THE REQUEST: Copy everything in the data below exactly except the pictures.

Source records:
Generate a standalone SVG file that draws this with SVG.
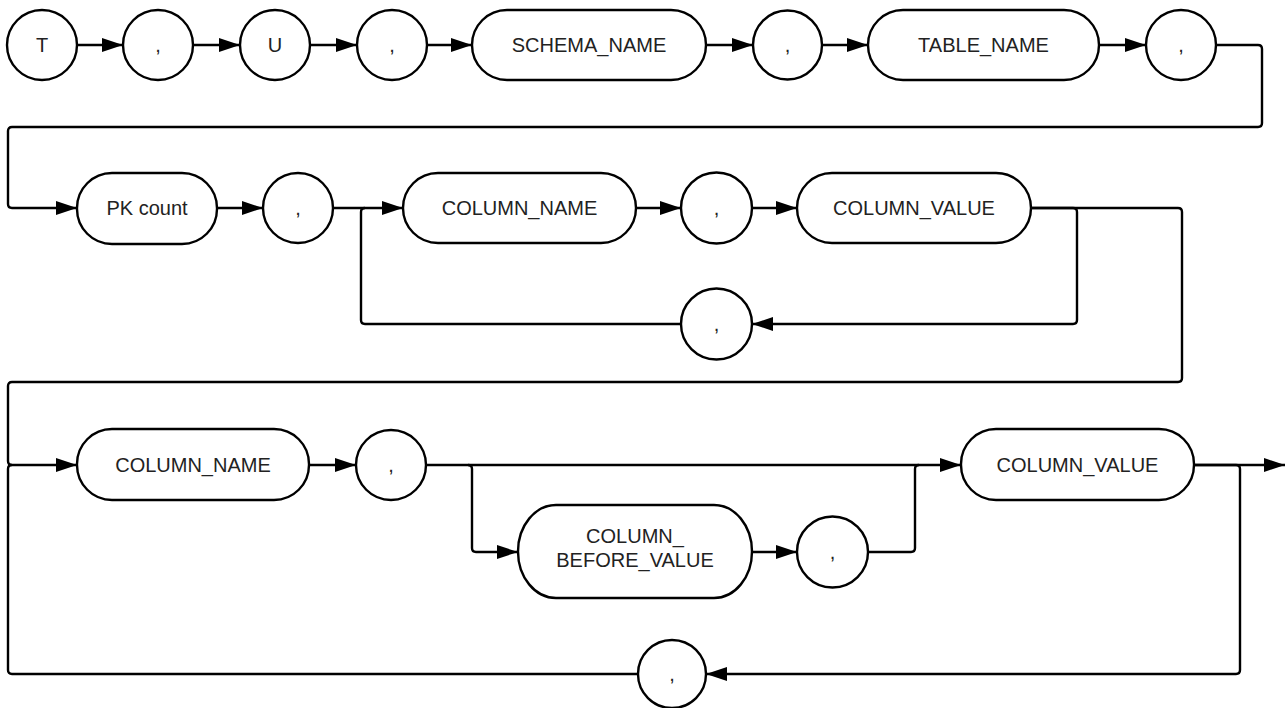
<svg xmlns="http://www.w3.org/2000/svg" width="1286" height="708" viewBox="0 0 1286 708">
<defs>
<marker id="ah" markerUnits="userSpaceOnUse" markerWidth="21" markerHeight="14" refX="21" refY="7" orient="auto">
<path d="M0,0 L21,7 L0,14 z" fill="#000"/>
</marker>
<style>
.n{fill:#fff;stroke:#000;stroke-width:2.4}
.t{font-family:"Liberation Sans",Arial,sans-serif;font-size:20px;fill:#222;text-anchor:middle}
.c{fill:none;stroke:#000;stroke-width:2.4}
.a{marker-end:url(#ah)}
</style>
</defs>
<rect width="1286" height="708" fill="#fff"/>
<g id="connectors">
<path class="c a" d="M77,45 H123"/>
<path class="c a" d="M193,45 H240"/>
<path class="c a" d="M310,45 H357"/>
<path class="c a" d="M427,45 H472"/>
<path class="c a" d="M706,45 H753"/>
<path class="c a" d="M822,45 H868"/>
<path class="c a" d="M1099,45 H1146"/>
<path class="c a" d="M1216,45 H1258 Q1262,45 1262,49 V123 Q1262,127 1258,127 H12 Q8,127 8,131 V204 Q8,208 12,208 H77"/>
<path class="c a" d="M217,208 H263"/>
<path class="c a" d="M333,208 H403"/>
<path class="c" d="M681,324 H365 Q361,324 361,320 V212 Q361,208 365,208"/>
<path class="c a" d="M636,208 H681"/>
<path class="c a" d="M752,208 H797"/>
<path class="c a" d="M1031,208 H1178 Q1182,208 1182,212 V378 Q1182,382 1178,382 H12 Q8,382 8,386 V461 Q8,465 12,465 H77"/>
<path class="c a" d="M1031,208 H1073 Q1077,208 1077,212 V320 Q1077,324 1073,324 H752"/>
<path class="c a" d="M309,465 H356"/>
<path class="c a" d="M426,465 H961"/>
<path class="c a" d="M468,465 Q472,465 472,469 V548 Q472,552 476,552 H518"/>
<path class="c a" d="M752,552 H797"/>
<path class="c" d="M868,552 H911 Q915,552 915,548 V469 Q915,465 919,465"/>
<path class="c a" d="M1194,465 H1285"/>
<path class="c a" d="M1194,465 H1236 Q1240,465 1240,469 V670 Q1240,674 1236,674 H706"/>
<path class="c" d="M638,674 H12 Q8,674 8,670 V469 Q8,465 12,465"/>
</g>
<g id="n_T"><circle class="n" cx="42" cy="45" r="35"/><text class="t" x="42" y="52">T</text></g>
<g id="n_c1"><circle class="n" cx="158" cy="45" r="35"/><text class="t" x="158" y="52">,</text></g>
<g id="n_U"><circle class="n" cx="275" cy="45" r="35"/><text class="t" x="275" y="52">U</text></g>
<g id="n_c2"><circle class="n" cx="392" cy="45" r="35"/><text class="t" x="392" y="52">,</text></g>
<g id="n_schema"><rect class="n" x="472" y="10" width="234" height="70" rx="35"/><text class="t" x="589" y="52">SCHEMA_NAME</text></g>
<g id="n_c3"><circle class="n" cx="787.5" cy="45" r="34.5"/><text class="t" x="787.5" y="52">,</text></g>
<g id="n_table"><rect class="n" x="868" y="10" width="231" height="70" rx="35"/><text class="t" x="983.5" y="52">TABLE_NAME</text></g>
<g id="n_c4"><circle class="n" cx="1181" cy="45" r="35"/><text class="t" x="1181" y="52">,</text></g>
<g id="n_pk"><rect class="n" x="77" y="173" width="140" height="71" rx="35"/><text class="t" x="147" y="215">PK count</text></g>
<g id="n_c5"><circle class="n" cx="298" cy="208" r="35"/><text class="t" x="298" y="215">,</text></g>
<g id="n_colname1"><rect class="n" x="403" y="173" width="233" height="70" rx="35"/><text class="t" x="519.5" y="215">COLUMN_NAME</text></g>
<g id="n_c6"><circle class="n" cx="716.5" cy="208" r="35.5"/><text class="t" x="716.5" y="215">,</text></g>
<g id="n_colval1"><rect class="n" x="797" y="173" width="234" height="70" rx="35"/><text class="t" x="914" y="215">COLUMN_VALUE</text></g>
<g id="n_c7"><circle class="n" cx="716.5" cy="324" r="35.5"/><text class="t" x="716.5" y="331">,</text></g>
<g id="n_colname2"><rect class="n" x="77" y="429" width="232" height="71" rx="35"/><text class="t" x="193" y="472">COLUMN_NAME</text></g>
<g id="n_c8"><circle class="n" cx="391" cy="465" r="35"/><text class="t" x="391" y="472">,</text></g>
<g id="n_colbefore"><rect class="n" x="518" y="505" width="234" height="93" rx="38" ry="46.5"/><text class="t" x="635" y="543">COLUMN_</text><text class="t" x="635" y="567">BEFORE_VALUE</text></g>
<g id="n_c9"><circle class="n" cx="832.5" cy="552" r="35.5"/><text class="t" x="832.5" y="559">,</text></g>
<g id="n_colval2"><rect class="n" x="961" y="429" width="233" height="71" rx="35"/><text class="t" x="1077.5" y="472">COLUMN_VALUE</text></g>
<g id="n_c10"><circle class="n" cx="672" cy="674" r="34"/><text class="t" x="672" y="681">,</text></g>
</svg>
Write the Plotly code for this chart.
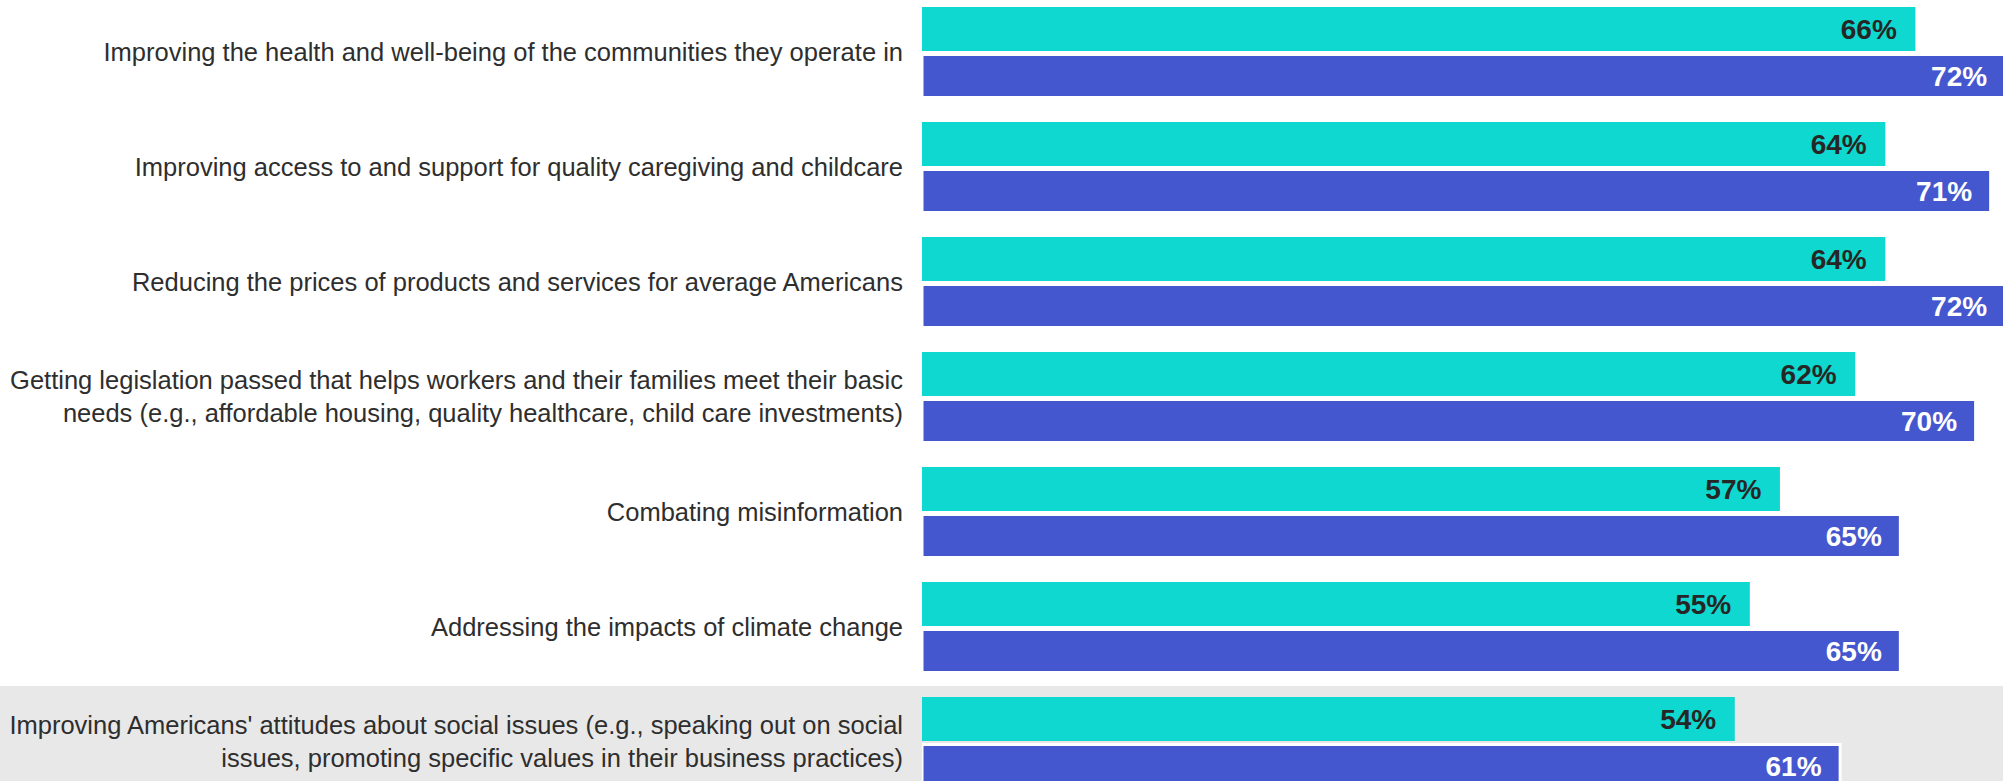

FULL RESPONSE:
Generate a standalone SVG file that draws this with SVG.
<svg xmlns="http://www.w3.org/2000/svg" width="1286" height="708" viewBox="0 0 1286 708">
<defs>
<marker id="ah" markerUnits="userSpaceOnUse" markerWidth="21" markerHeight="14" refX="21" refY="7" orient="auto">
<path d="M0,0 L21,7 L0,14 z" fill="#000"/>
</marker>
<style>
.n{fill:#fff;stroke:#000;stroke-width:2.4}
.t{font-family:"Liberation Sans",Arial,sans-serif;font-size:20px;fill:#222;text-anchor:middle}
.c{fill:none;stroke:#000;stroke-width:2.4}
.a{marker-end:url(#ah)}
</style>
</defs>
<rect width="1286" height="708" fill="#fff"/>
<g id="connectors">
<path class="c a" d="M77,45 H123"/>
<path class="c a" d="M193,45 H240"/>
<path class="c a" d="M310,45 H357"/>
<path class="c a" d="M427,45 H472"/>
<path class="c a" d="M706,45 H753"/>
<path class="c a" d="M822,45 H868"/>
<path class="c a" d="M1099,45 H1146"/>
<path class="c a" d="M1216,45 H1258 Q1262,45 1262,49 V123 Q1262,127 1258,127 H12 Q8,127 8,131 V204 Q8,208 12,208 H77"/>
<path class="c a" d="M217,208 H263"/>
<path class="c a" d="M333,208 H403"/>
<path class="c" d="M681,324 H365 Q361,324 361,320 V212 Q361,208 365,208"/>
<path class="c a" d="M636,208 H681"/>
<path class="c a" d="M752,208 H797"/>
<path class="c a" d="M1031,208 H1178 Q1182,208 1182,212 V378 Q1182,382 1178,382 H12 Q8,382 8,386 V461 Q8,465 12,465 H77"/>
<path class="c a" d="M1031,208 H1073 Q1077,208 1077,212 V320 Q1077,324 1073,324 H752"/>
<path class="c a" d="M309,465 H356"/>
<path class="c a" d="M426,465 H961"/>
<path class="c a" d="M468,465 Q472,465 472,469 V548 Q472,552 476,552 H518"/>
<path class="c a" d="M752,552 H797"/>
<path class="c" d="M868,552 H911 Q915,552 915,548 V469 Q915,465 919,465"/>
<path class="c a" d="M1194,465 H1285"/>
<path class="c a" d="M1194,465 H1236 Q1240,465 1240,469 V670 Q1240,674 1236,674 H706"/>
<path class="c" d="M638,674 H12 Q8,674 8,670 V469 Q8,465 12,465"/>
</g>
<g id="n_T"><circle class="n" cx="42" cy="45" r="35"/><text class="t" x="42" y="52">T</text></g>
<g id="n_c1"><circle class="n" cx="158" cy="45" r="35"/><text class="t" x="158" y="52">,</text></g>
<g id="n_U"><circle class="n" cx="275" cy="45" r="35"/><text class="t" x="275" y="52">U</text></g>
<g id="n_c2"><circle class="n" cx="392" cy="45" r="35"/><text class="t" x="392" y="52">,</text></g>
<g id="n_schema"><rect class="n" x="472" y="10" width="234" height="70" rx="35"/><text class="t" x="589" y="52">SCHEMA_NAME</text></g>
<g id="n_c3"><circle class="n" cx="787.5" cy="45" r="34.5"/><text class="t" x="787.5" y="52">,</text></g>
<g id="n_table"><rect class="n" x="868" y="10" width="231" height="70" rx="35"/><text class="t" x="983.5" y="52">TABLE_NAME</text></g>
<g id="n_c4"><circle class="n" cx="1181" cy="45" r="35"/><text class="t" x="1181" y="52">,</text></g>
<g id="n_pk"><rect class="n" x="77" y="173" width="140" height="71" rx="35"/><text class="t" x="147" y="215">PK count</text></g>
<g id="n_c5"><circle class="n" cx="298" cy="208" r="35"/><text class="t" x="298" y="215">,</text></g>
<g id="n_colname1"><rect class="n" x="403" y="173" width="233" height="70" rx="35"/><text class="t" x="519.5" y="215">COLUMN_NAME</text></g>
<g id="n_c6"><circle class="n" cx="716.5" cy="208" r="35.5"/><text class="t" x="716.5" y="215">,</text></g>
<g id="n_colval1"><rect class="n" x="797" y="173" width="234" height="70" rx="35"/><text class="t" x="914" y="215">COLUMN_VALUE</text></g>
<g id="n_c7"><circle class="n" cx="716.5" cy="324" r="35.5"/><text class="t" x="716.5" y="331">,</text></g>
<g id="n_colname2"><rect class="n" x="77" y="429" width="232" height="71" rx="35"/><text class="t" x="193" y="472">COLUMN_NAME</text></g>
<g id="n_c8"><circle class="n" cx="391" cy="465" r="35"/><text class="t" x="391" y="472">,</text></g>
<g id="n_colbefore"><rect class="n" x="518" y="505" width="234" height="93" rx="38" ry="46.5"/><text class="t" x="635" y="543">COLUMN_</text><text class="t" x="635" y="567">BEFORE_VALUE</text></g>
<g id="n_c9"><circle class="n" cx="832.5" cy="552" r="35.5"/><text class="t" x="832.5" y="559">,</text></g>
<g id="n_colval2"><rect class="n" x="961" y="429" width="233" height="71" rx="35"/><text class="t" x="1077.5" y="472">COLUMN_VALUE</text></g>
<g id="n_c10"><circle class="n" cx="672" cy="674" r="34"/><text class="t" x="672" y="681">,</text></g>
</svg>
Write the Plotly code for this chart.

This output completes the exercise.